Have you heard of Michael Medved’s book, Hollywood vs America? He points out that even though G rated family films are the surest box office winners, creators in the film industry always feels the need to be edgy and uncompromising in their “artistic” vision.
I doubt a major studio will produce a quality Biblical film anytime soon. The Passion of the Christ is the latest good release I’ve seen.
I hadn’t heard of it. That sounds like a fascinating thesis. It looks like artistic vision might be at odds in this case as well: the director is at odds with Paramount about the final cut, possibly.
I’m not a purist in this regard. With either ‘The Hobbit’ or a biblical story, if extra details can be used to pad it *without* contradicting the biblical text–I’m all for it. My only qualifier to being “all for it” is that, if I were the filmmaker, I’d attach a disclaimer to the film re. material from the Book of Enoch.
I’m not a purist in this regard, whether we’re talking about ‘The Hobbit’ or a biblical narrative. In the case of ‘Noah’ or other Bible(-based) stories, if outside material can be inserted for the sake of drama, but *without* contradicting the biblical text, then I’m all for it. This Book of Enoch material sounds fantastic–as a story. (Although, at the very least a sliver of that book must be truthful, or else Jude, himself under the inspiration of the Holy Spirit, wouldn’t have quoted it as fact.)
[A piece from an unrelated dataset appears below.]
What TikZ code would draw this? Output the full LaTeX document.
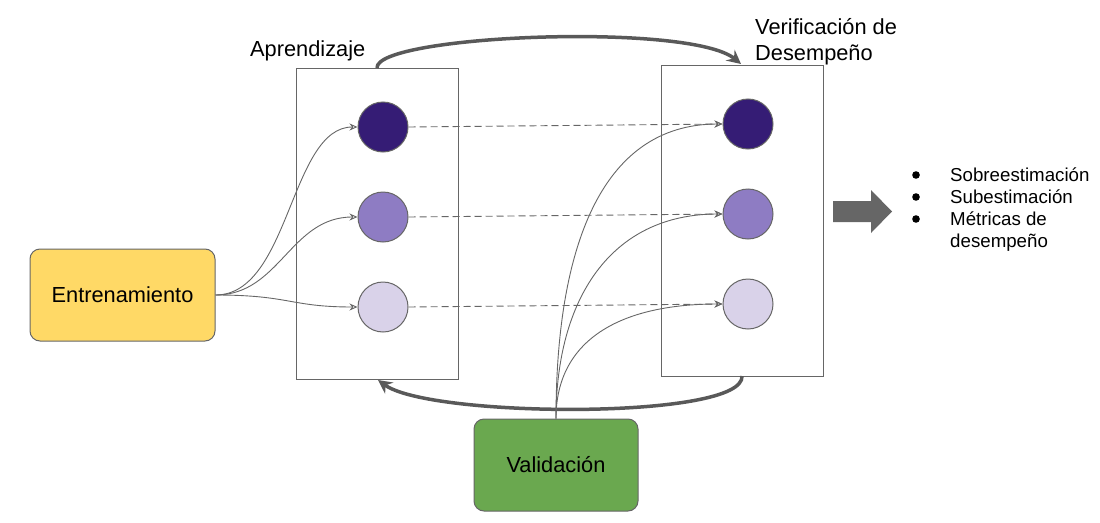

JW, if you have seen the entire plot of this movie I think you’ll have a very different perspective. Here is an article that outlines the plot and shows just how unbiblical the story is (and how blasphemous):
Yes, as I noted this was merely a viewing of the trailer, so I reserve judgment of the movie until I’ve seen it (if I do). I edited this article a bit as I became aware of some of the absurdity included in the film.
The trailer by itself gives no hint of anything antibiblical (*extra*biblical, yes, but that’s a nonissue when we’re talking about a dramatization).